● Request: In your copy, leave out the pictures; write out all the data exactly.

-- Start --

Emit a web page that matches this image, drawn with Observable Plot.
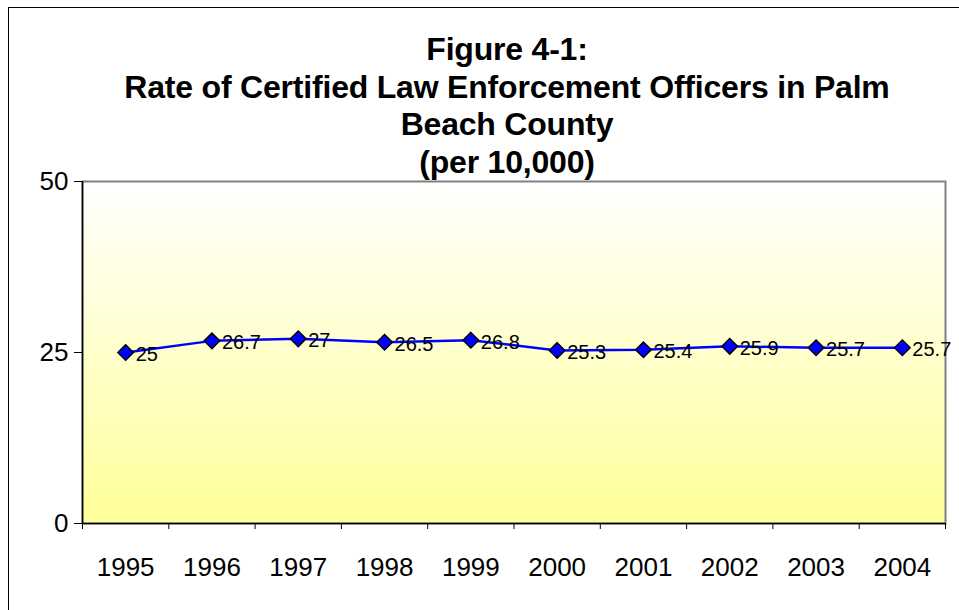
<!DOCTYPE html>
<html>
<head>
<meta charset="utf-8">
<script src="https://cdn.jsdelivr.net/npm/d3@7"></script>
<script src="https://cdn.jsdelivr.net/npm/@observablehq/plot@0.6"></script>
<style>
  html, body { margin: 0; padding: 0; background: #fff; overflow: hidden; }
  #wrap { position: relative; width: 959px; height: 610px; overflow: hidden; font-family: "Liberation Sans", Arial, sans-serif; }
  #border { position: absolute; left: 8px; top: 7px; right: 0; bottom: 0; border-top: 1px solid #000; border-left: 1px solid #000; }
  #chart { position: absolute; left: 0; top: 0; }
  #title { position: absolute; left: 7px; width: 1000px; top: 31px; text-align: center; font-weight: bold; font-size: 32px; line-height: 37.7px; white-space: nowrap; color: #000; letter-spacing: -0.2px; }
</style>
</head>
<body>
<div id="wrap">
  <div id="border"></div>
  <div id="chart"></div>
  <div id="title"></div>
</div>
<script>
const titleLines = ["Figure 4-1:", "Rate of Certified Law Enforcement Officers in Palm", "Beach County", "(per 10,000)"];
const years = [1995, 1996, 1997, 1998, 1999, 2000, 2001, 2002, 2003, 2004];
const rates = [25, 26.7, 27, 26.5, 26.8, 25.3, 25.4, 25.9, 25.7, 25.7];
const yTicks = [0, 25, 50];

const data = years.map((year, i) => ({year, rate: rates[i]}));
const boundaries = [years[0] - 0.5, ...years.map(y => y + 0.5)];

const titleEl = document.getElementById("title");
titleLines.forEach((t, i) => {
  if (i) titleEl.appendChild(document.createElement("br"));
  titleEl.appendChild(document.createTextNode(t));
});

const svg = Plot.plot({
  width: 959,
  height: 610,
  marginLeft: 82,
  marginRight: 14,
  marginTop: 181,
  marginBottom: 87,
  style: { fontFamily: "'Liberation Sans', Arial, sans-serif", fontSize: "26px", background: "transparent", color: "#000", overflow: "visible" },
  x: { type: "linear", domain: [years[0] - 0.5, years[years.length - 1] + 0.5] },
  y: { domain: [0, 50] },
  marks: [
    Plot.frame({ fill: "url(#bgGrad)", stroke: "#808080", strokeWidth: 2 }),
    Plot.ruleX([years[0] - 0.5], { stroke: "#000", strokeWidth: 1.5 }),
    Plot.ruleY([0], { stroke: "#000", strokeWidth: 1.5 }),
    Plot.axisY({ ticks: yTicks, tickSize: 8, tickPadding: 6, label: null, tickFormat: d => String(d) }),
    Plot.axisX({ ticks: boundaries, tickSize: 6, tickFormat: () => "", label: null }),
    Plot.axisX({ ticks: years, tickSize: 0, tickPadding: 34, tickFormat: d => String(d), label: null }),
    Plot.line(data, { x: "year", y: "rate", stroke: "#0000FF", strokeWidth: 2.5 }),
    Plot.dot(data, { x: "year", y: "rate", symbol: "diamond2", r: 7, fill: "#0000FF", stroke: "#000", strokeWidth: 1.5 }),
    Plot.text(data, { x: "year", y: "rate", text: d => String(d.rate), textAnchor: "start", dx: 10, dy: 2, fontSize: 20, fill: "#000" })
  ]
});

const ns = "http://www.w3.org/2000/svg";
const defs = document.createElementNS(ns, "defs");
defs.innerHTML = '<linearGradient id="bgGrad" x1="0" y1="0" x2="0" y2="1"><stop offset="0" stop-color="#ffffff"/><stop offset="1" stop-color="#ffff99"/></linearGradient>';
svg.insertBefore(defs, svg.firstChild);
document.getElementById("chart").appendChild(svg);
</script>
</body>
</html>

-- End --

● Problem solution:
Emit a web page that matches this image, drawn with Observable Plot.
<!DOCTYPE html>
<html>
<head>
<meta charset="utf-8">
<script src="https://cdn.jsdelivr.net/npm/d3@7"></script>
<script src="https://cdn.jsdelivr.net/npm/@observablehq/plot@0.6"></script>
<style>
  html, body { margin: 0; padding: 0; background: #fff; overflow: hidden; }
  #wrap { position: relative; width: 959px; height: 610px; overflow: hidden; font-family: "Liberation Sans", Arial, sans-serif; }
  #border { position: absolute; left: 8px; top: 7px; right: 0; bottom: 0; border-top: 1px solid #000; border-left: 1px solid #000; }
  #chart { position: absolute; left: 0; top: 0; }
  #title { position: absolute; left: 7px; width: 1000px; top: 31px; text-align: center; font-weight: bold; font-size: 32px; line-height: 37.7px; white-space: nowrap; color: #000; letter-spacing: -0.2px; }
</style>
</head>
<body>
<div id="wrap">
  <div id="border"></div>
  <div id="chart"></div>
  <div id="title"></div>
</div>
<script>
const titleLines = ["Figure 4-1:", "Rate of Certified Law Enforcement Officers in Palm", "Beach County", "(per 10,000)"];
const years = [1995, 1996, 1997, 1998, 1999, 2000, 2001, 2002, 2003, 2004];
const rates = [25, 26.7, 27, 26.5, 26.8, 25.3, 25.4, 25.9, 25.7, 25.7];
const yTicks = [0, 25, 50];

const data = years.map((year, i) => ({year, rate: rates[i]}));
const boundaries = [years[0] - 0.5, ...years.map(y => y + 0.5)];

const titleEl = document.getElementById("title");
titleLines.forEach((t, i) => {
  if (i) titleEl.appendChild(document.createElement("br"));
  titleEl.appendChild(document.createTextNode(t));
});

const svg = Plot.plot({
  width: 959,
  height: 610,
  marginLeft: 82,
  marginRight: 14,
  marginTop: 181,
  marginBottom: 87,
  style: { fontFamily: "'Liberation Sans', Arial, sans-serif", fontSize: "26px", background: "transparent", color: "#000", overflow: "visible" },
  x: { type: "linear", domain: [years[0] - 0.5, years[years.length - 1] + 0.5] },
  y: { domain: [0, 50] },
  marks: [
    Plot.frame({ fill: "url(#bgGrad)", stroke: "#808080", strokeWidth: 2 }),
    Plot.ruleX([years[0] - 0.5], { stroke: "#000", strokeWidth: 1.5 }),
    Plot.ruleY([0], { stroke: "#000", strokeWidth: 1.5 }),
    Plot.axisY({ ticks: yTicks, tickSize: 8, tickPadding: 6, label: null, tickFormat: d => String(d) }),
    Plot.axisX({ ticks: boundaries, tickSize: 6, tickFormat: () => "", label: null }),
    Plot.axisX({ ticks: years, tickSize: 0, tickPadding: 34, tickFormat: d => String(d), label: null }),
    Plot.line(data, { x: "year", y: "rate", stroke: "#0000FF", strokeWidth: 2.5 }),
    Plot.dot(data, { x: "year", y: "rate", symbol: "diamond2", r: 7, fill: "#0000FF", stroke: "#000", strokeWidth: 1.5 }),
    Plot.text(data, { x: "year", y: "rate", text: d => String(d.rate), textAnchor: "start", dx: 10, dy: 2, fontSize: 20, fill: "#000" })
  ]
});

const ns = "http://www.w3.org/2000/svg";
const defs = document.createElementNS(ns, "defs");
defs.innerHTML = '<linearGradient id="bgGrad" x1="0" y1="0" x2="0" y2="1"><stop offset="0" stop-color="#ffffff"/><stop offset="1" stop-color="#ffff99"/></linearGradient>';
svg.insertBefore(defs, svg.firstChild);
document.getElementById("chart").appendChild(svg);
</script>
</body>
</html>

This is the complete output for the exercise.